Barcelona, March 14, 2026

Yesterday, we watched The War Of The Rohirrim with the kids. I loved it. It’s based on just a few lines from the Appendices of The Lord of the Rings, set about 200 years before Bilbo finds the Ring.
The Tolkiendilis—the hardcore ones who hate comparisons—might not like this, but I couldn’t help noticing some echoes of the Arthurian saga in the film. For example, the wars of a king against his own lords in order to pacify and unify the realm.
Why is the Third Age of Tolkien’s “Legendarium” the most developed—and the one the general public enjoys the most? I think largely because, unlike the two previous ages, it is shaped by a fundamental theological virtue of the created world: hope.
In this BANI world —brittle, anxious, nonlinear, and incomprehensible— where everything seems to be unraveling and many paradigms are in crisis—the future of work, human intelligence and creativity as the summit of creation—hope, real hope, takes center stage.

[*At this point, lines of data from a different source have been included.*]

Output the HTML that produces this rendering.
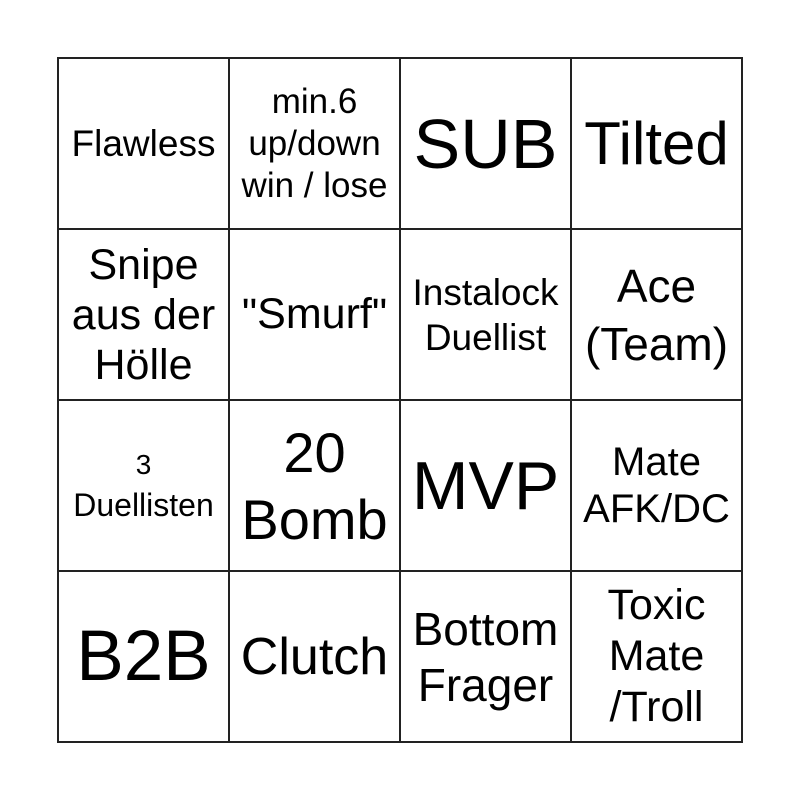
<!DOCTYPE html>
<html><head><meta charset="utf-8"><style>
body{margin:0;width:800px;height:800px;background:#fff;position:relative;overflow:hidden;font-family:"Liberation Sans",sans-serif;color:#000}
.c{position:absolute;width:171px;height:171px;display:flex;align-items:center;justify-content:center;text-align:center;white-space:nowrap}
.h{position:absolute;left:57px;width:686px;height:2px;background:#222}
.v{position:absolute;top:57px;height:686px;width:2px;background:#222}
</style></head><body>
<div class="h" style="top:57px"></div><div class="h" style="top:228px"></div><div class="h" style="top:399px"></div><div class="h" style="top:570px"></div><div class="h" style="top:741px"></div>
<div class="v" style="left:57px"></div><div class="v" style="left:228px"></div><div class="v" style="left:399px"></div><div class="v" style="left:570px"></div><div class="v" style="left:741px"></div>

<div class="c" style="left:58px;top:58px;font-size:37px"><div>Flawless</div></div>
<div class="c" style="left:229px;top:58px;font-size:35px;line-height:42px"><div>min.6<br>up/down<br>win / lose</div></div>
<div class="c" style="left:400px;top:58px;font-size:70px"><div>SUB</div></div>
<div class="c" style="left:571px;top:58px;font-size:60px"><div>Tilted</div></div>

<div class="c" style="left:58px;top:229px;font-size:43px;line-height:50px"><div>Snipe<br>aus der<br>Hölle</div></div>
<div class="c" style="left:229px;top:229px;font-size:43px"><div>"Smurf"</div></div>
<div class="c" style="left:400px;top:229px;font-size:37px;line-height:45px"><div>Instalock<br>Duellist</div></div>
<div class="c" style="left:571px;top:229px;font-size:46px;line-height:58px"><div>Ace<br>(Team)</div></div>

<div class="c" style="left:58px;top:400px;font-size:28px;line-height:41px"><div>3<br><span style="font-size:32px">Duellisten</span></div></div>
<div class="c" style="left:229px;top:400px;font-size:56px;line-height:67px"><div>20<br>Bomb</div></div>
<div class="c" style="left:400px;top:400px;font-size:68px"><div>MVP</div></div>
<div class="c" style="left:571px;top:400px;font-size:40px;line-height:47px"><div>Mate<br>AFK/DC</div></div>

<div class="c" style="left:58px;top:571px;font-size:71px"><div>B2B</div></div>
<div class="c" style="left:229px;top:571px;font-size:52px"><div>Clutch</div></div>
<div class="c" style="left:400px;top:571px;font-size:46px;line-height:56px"><div>Bottom<br>Frager</div></div>
<div class="c" style="left:571px;top:571px;font-size:43px;line-height:51px"><div>Toxic<br>Mate<br>/Troll</div></div>
</body></html>
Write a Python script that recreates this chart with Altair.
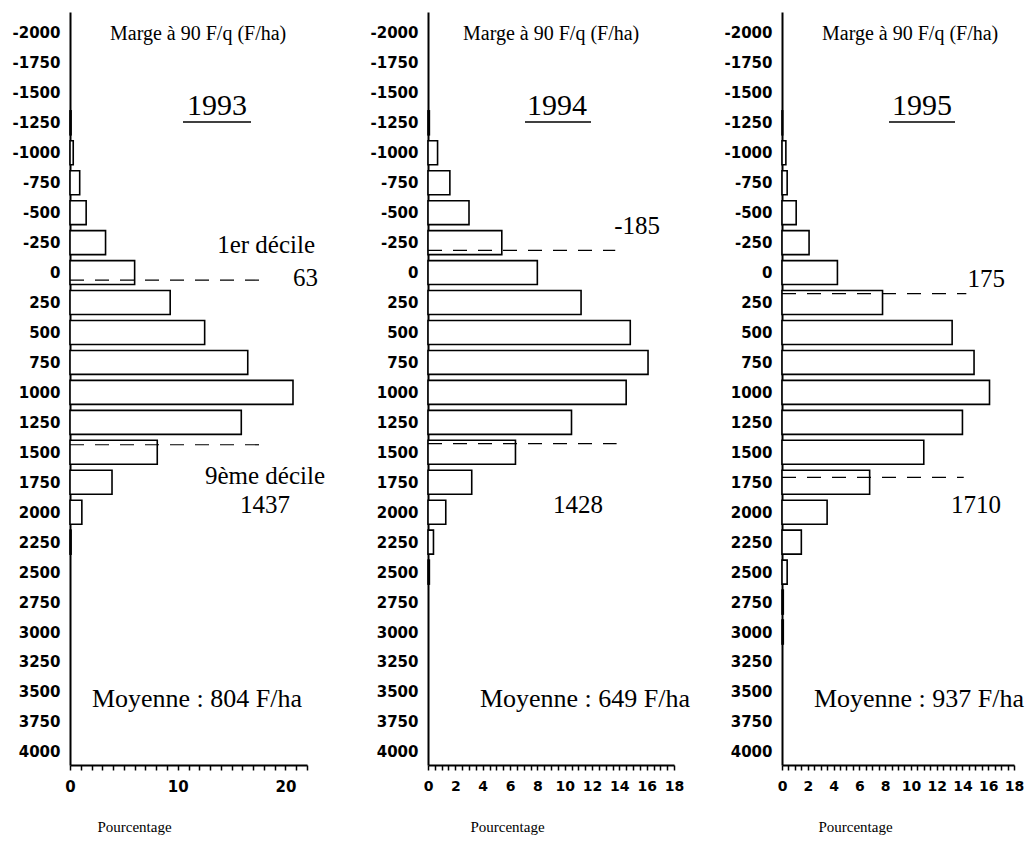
import altair as alt
import pandas as pd

# ---------------- data ----------------
bins = list(range(-2000, 4001, 250))
years = ["1993", "1994", "1995"]
pct_1993 = [0, 0, 0, 0.1, 0.3, 0.9, 1.5, 3.3, 6.0, 9.3, 12.5, 16.5, 20.7, 15.9, 8.1, 3.9, 1.1, 0.1,
            0, 0, 0, 0, 0, 0, 0]
pct_1994 = [0, 0, 0, 0.1, 0.7, 1.6, 3.0, 5.4, 8.0, 11.2, 14.8, 16.1, 14.5, 10.5, 6.4, 3.2, 1.3, 0.4,
            0.1, 0, 0, 0, 0, 0, 0]
pct_1995 = [0, 0, 0, 0.05, 0.3, 0.4, 1.1, 2.1, 4.3, 7.8, 13.2, 14.9, 16.1, 14.0, 11.0, 6.8, 3.5, 1.5,
            0.4, 0.1, 0.1, 0, 0, 0, 0]
decile_1 = [63, -185, 175]
decile_9 = [1437, 1428, 1710]
means = [804, 649, 937]
x_ticks_1993 = list(range(0, 23))
x_ticks_other = [i / 2 for i in range(37)]
y_title = "Marge à 90 F/q (F/ha)"
x_title = "Pourcentage"
decile_1_label = "1er décile"
decile_9_label = "9ème décile"

# ---------------- layout ----------------
H = 753
W = 950
Y_DOMAIN = [-2175, 4110]
SERIF = "Liberation Serif"
SANS = "DejaVu Sans"

layout = [
    dict(x0=0, w=237, xmax=22, ticks=x_ticks_1993, every=10, lab=15, title_x=64,
         rule_end=[17.6, 17.8], marge=(40, 28), year=(147, 103), ul=(113, 181, 110),
         d1=(248, 274, "right"), d1lab=(245, 241), d9=(195, 501, "center"), d9lab=(255, 472),
         mean=(127, 695)),
    dict(x0=358, w=246, xmax=18, ticks=x_ticks_other, every=2, lab=14, title_x=437,
         rule_end=[13.7, 13.8], marge=(393, 28), year=(487, 103), ul=(455, 521, 110),
         d1=(590, 222, "right"), d1lab=None, d9=(508, 501, "center"), d9lab=None,
         mean=(515, 695)),
    dict(x0=712, w=232, xmax=18, ticks=x_ticks_other, every=2, lab=14, title_x=785,
         rule_end=[14.3, 14.1], marge=(752, 28), year=(852, 103), ul=(819, 885, 110),
         d1=(935, 275, "right"), d1lab=None, d9=(906, 501, "center"), d9lab=None,
         mean=(849, 695)),
]


def make_panel(i, pct, cfg):
    df = pd.DataFrame({"bin": bins, "pct": pct})
    xs = alt.Scale(domain=[0, cfg["xmax"]], range=[cfg["x0"], cfg["x0"] + cfg["w"]],
                   nice=False, zero=False)
    ys = alt.Scale(domain=Y_DOMAIN, reverse=True, nice=False, zero=False)
    xaxis = alt.Axis(
        orient="bottom", values=cfg["ticks"],
        labelExpr=f"datum.value % {cfg['every']} === 0 ? format(datum.value, 'd') : ''",
        title=x_title, titleX=cfg["title_x"], titleY=66, titleAlign="center",
        titleBaseline="alphabetic", titleAngle=0, titleFont=SERIF, titleFontSize=15,
        titleFontWeight="normal", titleColor="black",
        labelFont=SANS, labelFontWeight="bold", labelFontSize=cfg["lab"], labelColor="black",
        labelPadding=9, labelFlush=False, labelOverlap=False,
        tickSize=5, tickWidth=1.5, tickColor="black",
        domainColor="black", domainWidth=2, grid=False,
    )
    yaxis = alt.Axis(
        orient="left", offset=-cfg["x0"], values=bins,
        labelExpr="(datum.value < 0 ? '-' : '') + format(abs(datum.value), 'd')",
        title=None, ticks=False, labelPadding=10,
        labelFont=SANS, labelFontWeight="bold", labelFontSize=15, labelColor="black",
        labelFlush=False, labelOverlap=False,
        domainColor="black", domainWidth=2, grid=False,
    )
    bars = (
        alt.Chart(df)
        .transform_filter("datum.pct > 0")
        .transform_calculate(lo="datum.bin - 100", hi="datum.bin + 100", z="0")
        .mark_rect(fill="white", stroke="black", strokeWidth=1.6)
        .encode(
            x=alt.X("pct:Q", scale=xs, axis=xaxis),
            x2="z:Q",
            y=alt.Y("lo:Q", scale=ys, axis=yaxis),
            y2="hi:Q",
        )
    )
    dec = pd.DataFrame({"d": [decile_1[i], decile_9[i]], "end": cfg["rule_end"]})
    rules = (
        alt.Chart(dec)
        .transform_calculate(z="0")
        .mark_rule(stroke="black", strokeWidth=1.2, strokeDash=[14, 11])
        .encode(
            x=alt.X("z:Q", scale=xs, axis=xaxis),
            x2="end:Q",
            y=alt.Y("d:Q", scale=ys, axis=yaxis),
        )
    )
    return alt.layer(bars, rules)


def label(txt, x, y, size, align="center"):
    return (
        alt.Chart(pd.DataFrame({"t": [txt]}))
        .mark_text(font=SERIF, fontSize=size, align=align, baseline="alphabetic", color="black")
        .encode(x=alt.value(x), y=alt.value(y), text="t:N")
    )


def underline(x1, x2, y):
    return (
        alt.Chart(pd.DataFrame({"a": [0]}))
        .mark_rule(stroke="black", strokeWidth=1.3)
        .encode(x=alt.value(x1), x2=alt.value(x2), y=alt.value(y))
    )


panels = []
texts = []
for i, (pct, cfg) in enumerate(zip([pct_1993, pct_1994, pct_1995], layout)):
    panels.append(make_panel(i, pct, cfg))
    texts.append(label(y_title, cfg["marge"][0], cfg["marge"][1], 20, "left"))
    texts.append(label(years[i], cfg["year"][0], cfg["year"][1], 30, "center"))
    texts.append(underline(*cfg["ul"]))
    texts.append(label(str(decile_1[i]), cfg["d1"][0], cfg["d1"][1], 25, cfg["d1"][2]))
    texts.append(label(str(decile_9[i]), cfg["d9"][0], cfg["d9"][1], 25, cfg["d9"][2]))
    if cfg["d1lab"]:
        texts.append(label(decile_1_label, cfg["d1lab"][0], cfg["d1lab"][1], 25, "right"))
    if cfg["d9lab"]:
        texts.append(label(decile_9_label, cfg["d9lab"][0], cfg["d9lab"][1], 25, "right"))
    texts.append(label(f"Moyenne : {means[i]} F/ha", cfg["mean"][0], cfg["mean"][1], 26, "center"))

chart = (
    alt.layer(*panels, *texts)
    .resolve_scale(x="independent", y="independent")
    .properties(
        width=W, height=H,
        padding={"left": 62, "top": 4, "right": 8, "bottom": 71},
        autosize=alt.AutoSizeParams(type="none"),
        background="white",
    )
    .configure_view(stroke=None)
)

chart.save("out.html", embed_options={"renderer": "svg", "actions": False})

But this virtue, like some others, is only real when it seems to be losing. When it is obvious to be hopeless.
Tolkien wrote in a time of deep hopelessness, not so different from ours, because two forces were at work. On the one hand, the beginning of a massive productive revolution that did not respect either nature or human nature (industrial Fordism and the assembly line then; the digital revolution and the early stages of generative AI today). On the other hand—perhaps as a consequence of the first—a growing arms race that creates the conditions to test its latest innovations, often inhuman ones, and ends up producing a new fracture in the world order.
Both eras structurally replay the same drama: original sin. Humanity tries to define itself instead of defining itself in relation to God. It rejects its identity as a creature and subjects creation not as a dominus—a lord who cares for and develops it—but as a tyrant.
Sometimes I close Instagram thinking it’s hard to keep hope in today’s world.
Then I remember that the enemy’s favorite sins are pride and despair. That God does not lose battles. And that we are on the winning side.
And the feeling passes.
Like Helm Hammerhand.
And you—what story, by Tolkien or anyone else, has helped you keep hope in difficult times?